Mungkin itulah alasan Tuan Takoor versi nyata memasang senyum pemancing muntah di depanku. Ia sengaja cari gara-gara agar nyawanya ditanggalkan paksa dari raganya oleh orang yang terdampak gara-garanya. Aku cukup peka akan hal itu. Maka, sebelum Ibu sampai di rumah, aku menyiapkan suguhan air jeruk bercampur obat kuat.

“Diminum, Tuan.”

Tuan Takoor menurut. Ia meneguk hingga setengah gelas. Kira-kira tiga ratus detik kemudian, wajah Tuan Takoor memerah. Gelagatnya gelisah. Obat kuat peninggalan Bapak sungguh belum kedaluwarsa. 

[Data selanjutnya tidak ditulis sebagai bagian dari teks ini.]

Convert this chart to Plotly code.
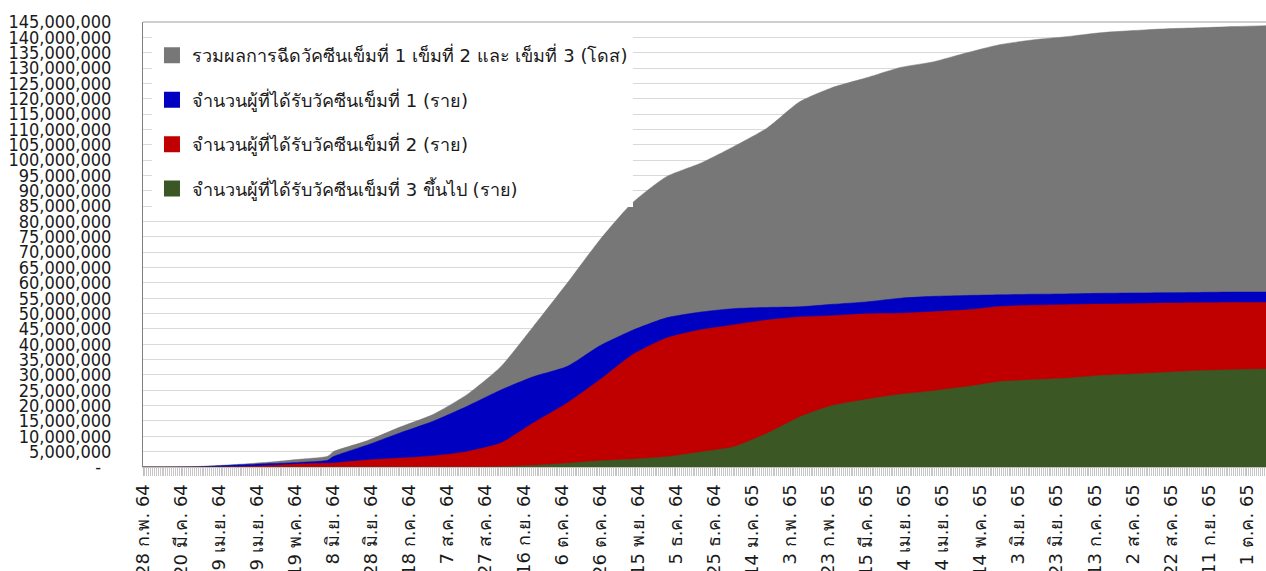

“Anu, ibumu masih lama datangnya?”

“Sudah di jalan.”

Tuan Takoor menekan dadanya. “Sebenarnya, oh ….” Ia menyelipkan tangan kirinya di antara cepitan kedua paha. “Saya dan ibumu … oh ….”

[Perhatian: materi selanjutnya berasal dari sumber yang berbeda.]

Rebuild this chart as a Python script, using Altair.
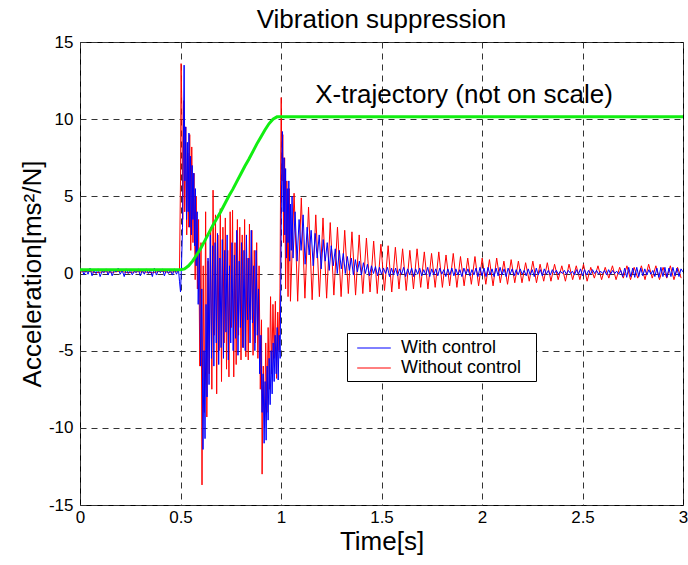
import altair as alt
import pandas as pd

# ---------------- data ----------------
# "Without control" (red): irregular samples through the motion phase
red_time_early = [0.00, 0.04, 0.08, 0.12, 0.16, 0.20, 0.24, 0.28, 0.32, 0.36, 0.40, 0.44, 0.48,
                  0.495, 0.500, 0.503, 0.507, 0.511, 0.516, 0.521, 0.526, 0.531, 0.536, 0.541, 0.546,
                  0.551, 0.556, 0.562, 0.567, 0.573, 0.578, 0.584, 0.590, 0.596, 0.602, 0.607, 0.613,
                  0.619, 0.625, 0.631, 0.637, 0.643, 0.650, 0.656, 0.662, 0.668, 0.674, 0.680, 0.686,
                  0.692, 0.698, 0.704, 0.711, 0.717, 0.723, 0.729, 0.735, 0.741, 0.747, 0.753, 0.759,
                  0.765, 0.771, 0.777, 0.783, 0.789, 0.795, 0.801, 0.807, 0.813, 0.819, 0.825, 0.831,
                  0.837, 0.843, 0.849, 0.855, 0.861, 0.867, 0.873, 0.879, 0.885, 0.891, 0.897, 0.903,
                  0.906, 0.912, 0.918, 0.924, 0.930, 0.936, 0.942, 0.948, 0.954, 0.960, 0.966, 0.972,
                  0.978, 0.984, 0.990, 0.995, 0.998, 1.001, 1.005, 1.009, 1.013, 1.018, 1.023, 1.029,
                  1.035, 1.041, 1.047]
red_value_early = [0.10, 0.15, 0.05, 0.12, 0.08, 0.15, 0.05, 0.12, 0.10, 0.05, 0.15, 0.08, 0.12,
                   0.3, 6.0, 13.6, 10.5, 3.5, 11.2, 4.0, 9.5, 2.5, 7.8, 3.0, 9.0,
                   1.5, 8.2, 2.0, 6.5, -0.4, 5.0, -1.0, 3.5, -6.0, 2.0, -13.7, 0.5,
                   -9.0, 4.0, -9.3, 0.8, -6.5, 3.0, -7.5, 5.4, -4.0, 3.8, -7.8, 2.5,
                   -5.0, 4.2, -7.0, 3.0, -4.5, 3.6, -6.2, 1.5, -6.7, 4.0, -3.5, 4.1,
                   -6.7, 2.0, -5.9, 3.5, -4.0, 3.0, -5.6, 2.5, -4.8, 3.5, -5.4, 1.0,
                   -5.6, 3.2, -3.0, 2.8, -5.3, 1.5, -4.5, 2.0, -5.5, 0.5, -7.5, -3.0,
                   -13.0, -6.0, -10.0, -4.5, -9.0, -3.5, -7.5, -1.5, -6.5, -2.0, -5.5, -1.8,
                   -6.8, -2.5, -5.0, -1.0, 6.0, 11.4, 6.0, 9.0, 2.0, 7.5, -1.0, 6.0,
                   -1.5, 5.5, -1.8]
# decaying residual vibration (red), peaks/troughs sampled every 0.018 s from 1.065 s
red_late_start = 1.065
red_late_step = 0.018
red_value_late = [5.2, -1.8, 4.9, -1.6, 4.3, -1.7, 3.8, -1.5, 3.6, -1.6,
                  3.3, -1.4, 3.0, -1.5, 2.8, -1.3, 2.7, -1.4, 2.5, -1.3,
                  2.3, -1.2, 2.1, -1.3, 1.9, -1.1, 1.8, -1.2, 1.7, -1.0,
                  1.6, -1.1, 1.5, -1.0, 1.6, -0.9, 1.4, -1.0, 1.3, -0.9,
                  1.4, -0.9, 1.2, -0.8, 1.3, -0.9, 1.1, -0.8, 1.0, -0.7,
                  1.1, -0.8, 1.0, -0.7, 0.9, -0.8, 1.0, -0.6, 0.8, -0.7,
                  0.9, -0.6, 0.8, -0.6, 0.7, -0.5, 0.8, -0.6, 0.6, -0.5,
                  0.7, -0.5, 0.6, -0.4, 0.5, -0.5, 0.6, -0.4, 0.5, -0.4,
                  0.6, -0.5, 0.4, -0.3, 0.5, -0.4, 0.4, -0.3, 0.5, -0.4,
                  0.4, -0.3, 0.5, -0.4, 0.4, -0.3, 0.5, -0.4, 0.6, -0.3,
                  0.5, -0.4, 0.4, -0.3, 0.5, -0.4, 0.4, -0.3]

# "With control" (blue)
blue_early_step = 0.01
blue_value_early = [0.1, 0.3, -0.1, 0.25, -0.05, 0.35, -0.15, 0.2, 0.0, 0.3,
                    -0.2, 0.15, 0.05, 0.3, -0.1, 0.25, -0.15, 0.2, 0.1, 0.35,
                    -0.05, 0.2, -0.2, 0.3, 0.0, 0.25, -0.1, 0.15, 0.05, 0.3,
                    -0.15, 0.2, -0.05, 0.3, 0.0, 0.25, -0.2, 0.35, -0.1, 0.2,
                    0.05, 0.3, -0.15, 0.25, 0.0, 0.2, -0.1, 0.3, -0.05, 0.25]
blue_time_mid = [0.495, 0.500, 0.505, 0.510, 0.514, 0.518, 0.522, 0.526, 0.530, 0.534, 0.538,
                 0.542, 0.546, 0.550, 0.554, 0.558, 0.562, 0.566, 0.570, 0.574, 0.578, 0.583,
                 0.588, 0.594, 0.600, 0.606, 0.612, 0.617, 0.622, 0.627, 0.632, 0.637, 0.642,
                 0.648, 0.654, 0.660, 0.666, 0.672, 0.678, 0.684, 0.690, 0.696, 0.702, 0.708,
                 0.714, 0.720, 0.726, 0.732, 0.738, 0.744, 0.750, 0.756, 0.762, 0.768, 0.774,
                 0.780, 0.786, 0.792, 0.798, 0.804, 0.810, 0.816, 0.822, 0.828, 0.834, 0.840,
                 0.846, 0.852, 0.858, 0.864, 0.870, 0.876, 0.882, 0.888, 0.894, 0.900, 0.906,
                 0.911, 0.916, 0.921, 0.926, 0.931, 0.936, 0.941, 0.946, 0.951, 0.956, 0.961,
                 0.966, 0.971, 0.976, 0.981, 0.986, 0.991, 0.996, 0.999, 1.003, 1.007, 1.011,
                 1.015, 1.019, 1.023, 1.027, 1.031, 1.035, 1.039, 1.043, 1.047, 1.051, 1.055]
blue_value_mid = [-0.5, -1.2, 0.5, 3.0, 8.0, 13.5, 6.0, 9.5, 3.5, 8.5, 4.0,
                  9.1, 3.0, 7.6, 2.5, 7.0, 3.5, 6.5, 1.8, 5.5, 0.5, 4.0,
                  -2.0, 1.5, -6.0, -1.0, -11.4, -5.0, -10.7, -2.0, -8.0, 1.0, -7.2,
                  2.5, -5.5, 1.8, -6.0, 2.0, -4.5, 2.6, -5.9, 1.0, -4.8, 2.2,
                  -5.5, 1.5, -3.8, 2.5, -5.6, 0.5, -4.5, 2.0, -5.0, 1.2, -4.2,
                  2.8, -5.3, 0.8, -3.5, 2.0, -4.8, 1.5, -5.0, 2.5, -3.0, 1.0,
                  -4.5, 2.8, -3.2, 0.5, -5.0, 1.5, -4.0, -1.0, -6.5, -4.0, -9.0,
                  -6.5, -11.0, -7.0, -10.8, -6.0, -9.5, -5.5, -8.5, -5.0, -7.8, -4.5,
                  -7.0, -4.0, -6.5, -3.5, -6.9, -4.0, -5.5, 0.0, 6.0, 9.2, 4.0,
                  7.5, 2.5, 6.8, 1.0, 5.5, 2.0, 6.0, 0.8, 4.5, 1.5, 5.0]
blue_late_start = 1.06
blue_late_step = 0.01
blue_value_late = [1.0, 4.0, 0.8, 3.5, 1.5, 3.8, 0.6, 3.0, 1.2, 2.8,
                   0.5, 2.6, 1.0, 2.5, 0.3, 2.2, 0.8, 2.0, 0.2, 1.8,
                   0.5, 1.6, 0.0, 1.5, 0.3, 1.3, 0.0, 1.1, 0.2, 1.0,
                   -0.1, 0.9, 0.1, 0.8, -0.1, 0.7, 0.0, 0.6, -0.15, 0.5,
                   0.0, 0.45, -0.15, 0.4, -0.05, 0.35, 0.0, 0.4, -0.2, 0.35,
                   -0.1, 0.35, -0.15, 0.3, -0.05, 0.4, -0.2, 0.3, -0.1, 0.35,
                   -0.2, 0.3, -0.05, 0.35, -0.15, 0.25, -0.1, 0.4, -0.2, 0.3,
                   -0.1, 0.3, -0.15, 0.35, -0.05, 0.25, -0.2, 0.3, -0.1, 0.35,
                   -0.15, 0.3, -0.1, 0.25, -0.2, 0.35, -0.05, 0.3, -0.15, 0.25,
                   -0.1, 0.35, -0.2, 0.4, -0.15, 0.35, -0.2, 0.4, -0.1, 0.3,
                   -0.2, 0.35, -0.15, 0.4, -0.1, 0.3, -0.2, 0.35, -0.05, 0.3,
                   -0.15, 0.25, -0.1, 0.3, -0.05, 0.2, -0.15, 0.3, -0.1, 0.25,
                   -0.2, 0.35, -0.1, 0.25, -0.15, 0.3, -0.05, 0.2, -0.1, 0.25,
                   0.0, 0.2, -0.05, 0.15, 0.0, 0.2, -0.05, 0.2, 0.0, 0.15,
                   -0.1, 0.25, -0.05, 0.3, -0.15, 0.25, -0.1, 0.2, -0.05, 0.25,
                   0.0, 0.2, -0.05, 0.15, 0.0, 0.2, -0.1, 0.25, -0.05, 0.2,
                   0.0, 0.15, -0.05, 0.2, -0.2, 0.35, -0.25, 0.4, -0.2, 0.35,
                   -0.25, 0.4, -0.2, 0.35, -0.15, 0.3, -0.1, 0.25, -0.05, 0.2,
                   -0.2, 0.35, -0.25, 0.4, -0.2, 0.4, -0.25, 0.35, -0.2, 0.4,
                   -0.15, 0.35, -0.2, 0.3, 0.1]

# X-trajectory (green, not on scale)
traj_time = [0.0, 0.50, 0.52, 0.54, 0.56, 0.58, 0.60, 0.62, 0.64, 0.66, 0.68, 0.70, 0.72, 0.74,
             0.76, 0.78, 0.80, 0.82, 0.84, 0.86, 0.88, 0.90, 0.92, 0.94, 0.96, 0.98, 1.00, 3.00]
traj_value = [0.25, 0.25, 0.3, 0.5, 0.8, 1.2, 1.6, 2.1, 2.6, 3.1, 3.55, 4.0, 4.5, 5.0,
              5.45, 5.95, 6.45, 6.95, 7.4, 7.9, 8.4, 8.85, 9.3, 9.7, 10.0, 10.15, 10.15, 10.15]

series_names = ["With control", "Without control"]
series_colors = ["#0000ff", "#ff0000"]
x_ticks = [0, 0.5, 1, 1.5, 2, 2.5, 3]
y_ticks = [-15, -10, -5, 0, 5, 10, 15]
note_text = "X-trajectory (not on scale)"
note_pos = (1.17, 11.05)

# ---------------- tables ----------------
red_t = red_time_early + [round(red_late_start + i * red_late_step, 4) for i in range(len(red_value_late))]
red_v = red_value_early + red_value_late
red_df = pd.DataFrame({"t": red_t, "a": red_v, "series": "Without control"})

blue_t = ([round(i * blue_early_step, 4) for i in range(len(blue_value_early))] + blue_time_mid +
          [round(blue_late_start + i * blue_late_step, 4) for i in range(len(blue_value_late))])
blue_v = blue_value_early + blue_value_mid + blue_value_late
blue_df = pd.DataFrame({"t": blue_t, "a": blue_v, "series": "With control"})

traj_df = pd.DataFrame({"t": traj_time, "a": traj_value})
note_df = pd.DataFrame({"t": [note_pos[0]], "a": [note_pos[1]], "label": [note_text]})

FONT = "Liberation Sans"

x_enc = alt.X("t:Q", scale=alt.Scale(domain=[0, 3], nice=False, zero=False),
              axis=alt.Axis(values=x_ticks, labelExpr="'' + datum.value", title="Time[s]",
                            grid=True, ticks=False, labelPadding=4, titlePadding=3,
                            labelFontSize=17, titleFontSize=26, labelFlush=False))
y_enc = alt.Y("a:Q", scale=alt.Scale(domain=[-15, 15], nice=False, zero=False),
              axis=alt.Axis(values=y_ticks, labelExpr="'' + datum.value", title="Acceleration[ms²/N]",
                            grid=True, ticks=False, labelPadding=7, titlePadding=3,
                            labelFontSize=17, titleFontSize=26, labelFlush=False))

color_enc = alt.Color("series:N",
                      scale=alt.Scale(domain=series_names, range=series_colors),
                      legend=alt.Legend(title="_", titleOrient="right", titleColor="white",
                                        titleFontSize=18, titlePadding=0,
                                        orient="none", legendX=267, legendY=291,
                                        direction="vertical", strokeColor="black", fillColor="white",
                                        padding=4, symbolType="M-1.6,0H1.6", symbolSize=441,
                                        symbolStrokeWidth=1, labelFontSize=18, labelOffset=16,
                                        symbolOffset=12, rowPadding=0, labelFont=FONT,
                                        labelColor="black", cornerRadius=0))

red = alt.Chart(red_df).mark_line(strokeWidth=1, clip=True).encode(x=x_enc, y=y_enc, color=color_enc)
blue = alt.Chart(blue_df).mark_line(strokeWidth=1, clip=True).encode(x=x_enc, y=y_enc, color=color_enc)
traj = alt.Chart(traj_df).mark_line(strokeWidth=3, color="#11ee11", clip=True).encode(x=x_enc, y=y_enc)
note = alt.Chart(note_df).mark_text(align="left", baseline="alphabetic", fontSize=26, font=FONT,
                                    color="black").encode(x=x_enc, y=y_enc, text="label:N")

chart = (alt.layer(red, blue, traj, note)
         .properties(width=603, height=463,
                     title=alt.TitleParams("Vibration suppression", fontSize=26, font=FONT,
                                           fontWeight="normal", color="black", anchor="middle",
                                           baseline="alphabetic", offset=2, dy=23),
                     autosize="none",
                     padding={"left": 80, "top": 42, "right": 5, "bottom": 60})
         .configure(font=FONT, background="white")
         .configure_view(stroke="black", strokeWidth=1)
         .configure_axis(gridColor="#333333", gridDash=[6, 5], gridWidth=1, gridOpacity=1,
                         domain=False, labelColor="black", titleColor="black",
                         labelFont=FONT, titleFont=FONT, titleFontWeight="normal"))

chart.save("out.html", embed_options={"renderer": "svg", "actions": False})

Aku membeku. Dingin menyuntik tengkukku. Dengan gemetar, kubaca ulang peringatan dosis dan efek samping obat kuat di bungkusnya, sementara di depanku, Tuan Takoor menggelepar-gelepar, lalu terdiam dengan mata terbuka. 

Bojonegoro, 29 Juni 2024

Aiu Ratna 

Komentar juri, Erlyna:

Drama kehidupan selalu memiliki sisi-sisi komedik yang ngenes. Entah disadari atau tidak, sisi tersebut selalu membuat kehidupan menjadi lebih berwarna, meski saat menjalaninya kita akan merasa menjadi orang paling sial di dunia. Seperti sosok Tuan Takoor dalam cerita ini, yang semula hanya dilihat si tokoh di televisi, tiba-tiba hadir begitu nyata di depan matanya. 

Saya suka sekali bagaimana percakapan-percakapan dengan bahasa yang sedikit kasar, menjadikan cerita ini lebih hidup. Tidak mudah membuat cerita komedi dengan “pesan” di dalamnya, dan cerita ini berhasil membuat saya menikmatinya hingga akhir. Mantap!